The British Columbia Court of Appeal agreed with the judge at trial that a $28.8 million contract of purchase and sale should not be enforced, being tainted by the illegality of the purchasers’ fraudulent conduct.
The Court considered the following conclusions at trial which remained unchallenged on appeal:
- That a “rent reduction schedule” and a companion “lease addendum” had been prepared as separate documents to allow the purchaser to conceal them and thereby artificially inflate the revenue for the property in the minds of lenders; and that these documents had, in fact, been deliberately withheld from lenders for this purpose;
- That the purchaser had, for fraudulent purposes, provided a false purchase and sale agreement, referencing a false deposit and a purchase price falsely inflated by $10 million, to a potential financier as well as a developer;
- That the realtor, acting on the purchaser’s instructions, proposed what the trial judge characterized as a False Deposit Scheme which was intended to mislead lenders into believing that he had contributed $8 million more in equity towards the purchase of the Brentwood property than he in fact had. The scheme “was intended to work as follows: the Purchasers would provide a $4 million payment to the Vendors; the Vendors would provide a “receipt’ for $4 million and then return the $4 million amount to the Purchasers; using the funds they had just received back, the Purchasers would pay the Vendors another $4 million in exchange for another $4 million receipt; the Vendors would again return the $4 million back to the Purchasers; and, after the Purchasers obtained financing to purchase the Brentwood property by relying in part on the fictitious additional $8 million in equity, the Vendor would be provided with $8 million in mortgage security over other properties…” The vendor “refused to cooperate with the False Deposit Scheme”.

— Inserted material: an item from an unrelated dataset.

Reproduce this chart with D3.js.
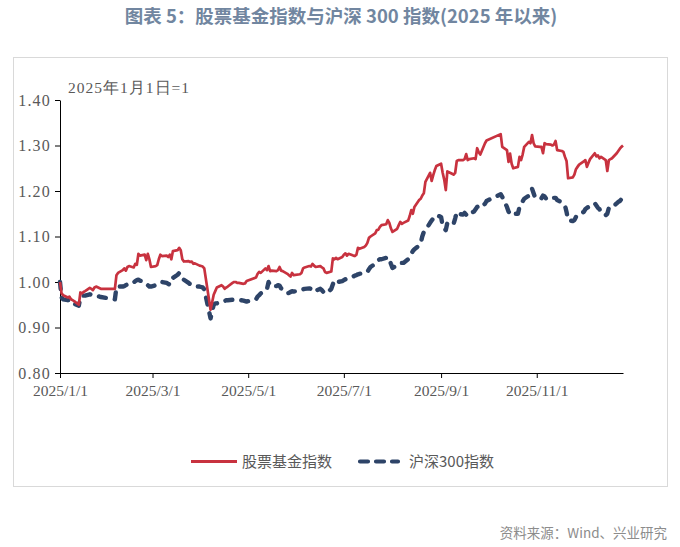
<!DOCTYPE html>
<html><head><meta charset="utf-8">
<script src="https://cdn.jsdelivr.net/npm/d3@7/dist/d3.min.js"></script>
<style>body{margin:0;background:#fff;} svg{display:block;}</style>
</head><body>
<svg id="c" width="680" height="547"></svg>
<script>
const year = "2025";
const dates = ["01-01","01-02","01-03","01-06","01-07","01-08","01-09","01-10","01-13","01-14","01-15","01-16","01-17","01-20","01-21","01-22","01-23","01-24","01-27",
"02-05","02-06","02-07","02-10","02-11","02-12","02-13","02-14","02-17","02-18","02-19","02-20","02-21","02-24","02-25","02-26","02-27","02-28",
"03-03","03-04","03-05","03-06","03-07","03-10","03-11","03-12","03-13","03-14","03-17","03-18","03-19","03-20","03-21","03-24","03-25","03-26","03-27","03-28","03-31",
"04-01","04-02","04-03","04-07","04-08","04-09","04-10","04-11","04-14","04-15","04-16","04-17","04-18","04-21","04-22","04-23","04-24","04-25","04-28","04-29","04-30",
"05-06","05-07","05-08","05-09","05-12","05-13","05-14","05-15","05-16","05-19","05-20","05-21","05-22","05-23","05-26","05-27","05-28","05-29","05-30",
"06-03","06-04","06-05","06-06","06-09","06-10","06-11","06-12","06-13","06-16","06-17","06-18","06-19","06-20","06-23","06-24","06-25","06-26","06-27","06-30",
"07-01","07-02","07-03","07-04","07-07","07-08","07-09","07-10","07-11","07-14","07-15","07-16","07-17","07-18","07-21","07-22","07-23","07-24","07-25","07-28","07-29","07-30","07-31",
"08-01","08-04","08-05","08-06","08-07","08-08","08-11","08-12","08-13","08-14","08-15","08-18","08-19","08-20","08-21","08-22","08-25","08-26","08-27","08-28","08-29",
"09-01","09-02","09-03","09-04","09-05","09-08","09-09","09-10","09-11","09-12","09-15","09-16","09-17","09-18","09-19","09-22","09-23","09-24","09-25","09-26","09-29","09-30",
"10-09","10-10","10-13","10-14","10-15","10-16","10-17","10-20","10-21","10-22","10-23","10-24","10-27","10-28","10-29","10-30","10-31",
"11-03","11-04","11-05","11-06","11-07","11-10","11-11","11-12","11-13","11-14","11-17","11-18","11-19","11-20","11-21","11-24","11-25","11-26","11-27","11-28",
"12-01","12-02","12-03","12-04","12-05","12-08","12-09","12-10","12-11","12-12","12-15","12-16","12-17","12-18","12-19","12-22","12-23","12-24","12-25","12-26"];
const stockFund = [1.000,0.975,0.971,0.966,0.968,0.962,0.960,0.958,0.950,0.977,0.975,0.978,0.980,0.987,0.985,0.982,0.988,0.990,0.985,
0.985,1.015,1.020,1.026,1.030,1.025,1.033,1.035,1.032,1.040,1.038,1.062,1.058,1.060,1.048,1.062,1.050,1.033,
1.035,1.037,1.050,1.060,1.057,1.058,1.055,1.060,1.050,1.068,1.070,1.075,1.070,1.050,1.045,1.046,1.044,1.045,1.040,1.041,1.036,
1.035,1.034,1.030,0.939,0.955,0.972,0.980,0.988,0.993,0.990,0.985,0.988,0.990,0.998,1.000,1.000,0.998,0.998,0.996,0.997,1.002,
1.010,1.018,1.022,1.020,1.030,1.026,1.035,1.024,1.025,1.024,1.026,1.033,1.025,1.024,1.018,1.015,1.012,1.020,1.015,
1.017,1.020,1.030,1.032,1.035,1.034,1.040,1.036,1.033,1.035,1.032,1.030,1.022,1.020,1.023,1.052,1.050,1.053,1.050,1.055,
1.060,1.063,1.058,1.062,1.058,1.057,1.060,1.075,1.073,1.077,1.080,1.086,1.097,1.100,1.107,1.114,1.115,1.121,1.125,1.127,1.136,1.130,1.118,
1.110,1.117,1.125,1.132,1.128,1.130,1.135,1.145,1.158,1.150,1.165,1.180,1.183,1.190,1.195,1.220,1.240,1.222,1.235,1.246,1.255,
1.260,1.240,1.225,1.202,1.243,1.238,1.236,1.240,1.266,1.268,1.268,1.270,1.281,1.268,1.270,1.272,1.270,1.294,1.285,1.280,1.305,1.311,
1.325,1.297,1.290,1.264,1.282,1.260,1.250,1.253,1.275,1.268,1.280,1.297,1.308,1.305,1.323,1.305,1.298,
1.297,1.297,1.283,1.305,1.303,1.302,1.300,1.302,1.310,1.290,1.288,1.286,1.275,1.266,1.228,1.230,1.236,1.248,1.253,1.258,
1.265,1.268,1.253,1.262,1.270,1.283,1.276,1.278,1.272,1.275,1.268,1.244,1.268,1.270,1.272,1.283,1.288,1.293,1.297,1.300];
const csi300 = [1.000,0.966,0.962,0.960,0.961,0.958,0.957,0.952,0.948,0.966,0.967,0.970,0.970,0.973,0.972,0.970,0.970,0.970,0.967,
0.962,0.989,0.990,0.990,0.991,0.993,0.995,0.998,0.999,1.002,1.004,1.005,1.003,1.000,0.996,0.993,0.990,0.990,
0.993,0.995,0.998,1.000,1.000,0.998,0.996,0.994,1.000,1.009,1.016,1.020,1.016,1.013,1.005,0.998,0.995,0.993,0.991,0.990,0.990,
0.989,0.988,0.984,0.920,0.935,0.950,0.953,0.953,0.957,0.958,0.958,0.960,0.960,0.961,0.961,0.961,0.961,0.961,0.959,0.958,0.957,
0.962,0.968,0.971,0.975,0.980,0.985,1.000,0.992,0.990,0.991,0.993,0.992,0.986,0.984,0.975,0.976,0.978,0.980,0.979,
0.981,0.983,0.984,0.985,0.986,0.985,0.986,0.980,0.981,0.985,0.982,0.978,0.975,0.975,0.985,0.995,1.004,1.002,1.000,1.002,
1.004,1.006,1.008,1.010,1.012,1.014,1.015,1.017,1.018,1.020,1.020,1.022,1.028,1.033,1.040,1.046,1.048,1.050,1.050,1.053,1.055,1.050,1.040,
1.031,1.036,1.040,1.041,1.042,1.042,1.050,1.055,1.062,1.068,1.072,1.080,1.085,1.100,1.110,1.114,1.130,1.135,1.140,1.145,1.147,
1.143,1.123,1.118,1.114,1.130,1.126,1.128,1.140,1.154,1.150,1.148,1.152,1.148,1.145,1.150,1.155,1.160,1.165,1.166,1.163,1.172,1.178,
1.193,1.187,1.165,1.155,1.150,1.147,1.150,1.150,1.165,1.170,1.177,1.183,1.190,1.195,1.205,1.195,1.185,
1.183,1.184,1.190,1.188,1.183,1.186,1.187,1.185,1.185,1.180,1.175,1.172,1.168,1.154,1.136,1.134,1.136,1.143,1.148,1.150,
1.154,1.160,1.163,1.165,1.168,1.173,1.168,1.163,1.160,1.152,1.147,1.150,1.163,1.163,1.163,1.173,1.176,1.178,1.182,1.185];
const yTicks = [0.80,0.90,1.00,1.10,1.20,1.30,1.40];
const xTickDates = ["01-01","03-01","05-01","07-01","09-01","11-01"];
const seriesNames = ["股票基金指数","沪深300指数"];
const titleText = "图表 5：股票基金指数与沪深 300 指数(2025 年以来)";
const noteText = "2025年1月1日=1";
const sourceText = "资料来源：Wind、兴业研究";

const parse = d3.timeParse("%Y-%m-%d");
const toDate = s => parse(year + "-" + s);
const svg = d3.select("#c");
const W = 680, H = 547;
const m = {l:60, r:57, t:100, b:174};
const x = d3.scaleTime().domain([toDate("01-01"), toDate(dates[dates.length-1])]).range([m.l, W - m.r]);
const y = d3.scaleLinear().domain([0.8, 1.4]).range([H - m.b, m.t]);

const red = "#C8323F", navy = "#2E4468", txt = "#595959";
const serif = "'Liberation Serif','Times New Roman',serif";
const cjk = "'Noto Sans CJK SC','Noto Sans',sans-serif";

// title
svg.append("text").attr("x", 341).attr("y", 23).attr("text-anchor","middle")
  .attr("font-family", cjk).attr("font-size", 18.5).attr("font-weight", "bold")
  .attr("fill", "#7186A0").text(titleText);

// chart frame
svg.append("rect").attr("x", 13.5).attr("y", 57.5).attr("width", 654).attr("height", 429)
  .attr("fill", "none").attr("stroke", "#d9d9d9").attr("stroke-width", 1);

// note
svg.append("text").attr("x", 68).attr("y", 93).attr("font-family", serif)
  .attr("font-size", 15.5).attr("fill", txt).attr("letter-spacing", 1).text(noteText);

// axes
const yAxis = d3.axisLeft(y).tickValues(yTicks).tickFormat(d3.format(".2f")).tickSize(5).tickSizeOuter(0);
const gy = svg.append("g").attr("transform", `translate(${m.l},0)`).call(yAxis);
gy.selectAll("path,line").attr("stroke", "#000");
gy.selectAll("text").attr("font-family", serif).attr("font-size", 16).attr("letter-spacing", 1.2)
  .attr("fill", txt).attr("x", -9);

const xAxis = d3.axisBottom(x).tickValues(xTickDates.map(toDate)).tickFormat(d3.timeFormat("%Y/%-m/%-d")).tickSize(5).tickSizeOuter(0);
const gx = svg.append("g").attr("transform", `translate(0,${H - m.b})`).call(xAxis);
gx.selectAll("path,line").attr("stroke", "#000");
gx.selectAll("text").attr("font-family", serif).attr("font-size", 15.5).attr("fill", txt).attr("dy", "0.95em");

// lines
const rows = dates.map((d, i) => ({d: toDate(d), a: stockFund[i], b: csi300[i]}));
const lineA = d3.line().x(r => x(r.d)).y(r => y(r.a));
const lineB = d3.line().x(r => x(r.d)).y(r => y(r.b));
svg.append("path").datum(rows).attr("d", lineB).attr("fill","none").attr("stroke", navy)
  .attr("stroke-width", 4.4).attr("stroke-dasharray", "7,9").attr("stroke-linecap","round").attr("stroke-linejoin","round");
svg.append("path").datum(rows).attr("d", lineA).attr("fill","none").attr("stroke", red)
  .attr("stroke-width", 2.7).attr("stroke-linejoin","round");

// legend
const ly = 461.5;
svg.append("line").attr("x1", 191).attr("x2", 237).attr("y1", ly).attr("y2", ly).attr("stroke", red).attr("stroke-width", 3);
svg.append("text").attr("x", 242).attr("y", ly + 5.5).attr("font-family", cjk).attr("font-size", 15).attr("fill", txt).text(seriesNames[0]);
svg.append("line").attr("x1", 360).attr("x2", 398).attr("y1", ly).attr("y2", ly).attr("stroke", navy).attr("stroke-width", 4.2)
  .attr("stroke-dasharray", "8,8").attr("stroke-linecap","round");
svg.append("text").attr("x", 409).attr("y", ly + 5.5).attr("font-family", cjk).attr("font-size", 15).attr("fill", txt).text(seriesNames[1]);

// source
svg.append("text").attr("x", 667).attr("y", 538).attr("text-anchor","end").attr("font-family", cjk)
  .attr("font-size", 13.5).attr("fill", "#8c8c8c").text(sourceText);
</script>
</body></html>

After considering the law of ex turpi causa,, the Court of Appeal found it unnecessary to look beyond the false “rent reduction schedule” and “lease addendum”. The case fell into the class of contract that “may be unenforceable in circumstances where it is not per se illegal, but was entered into at least in part, with the object of committing an illegal act. Enforcement of such a contract may be so tainted with illegality that a court is entitled to refuse to enforce it.”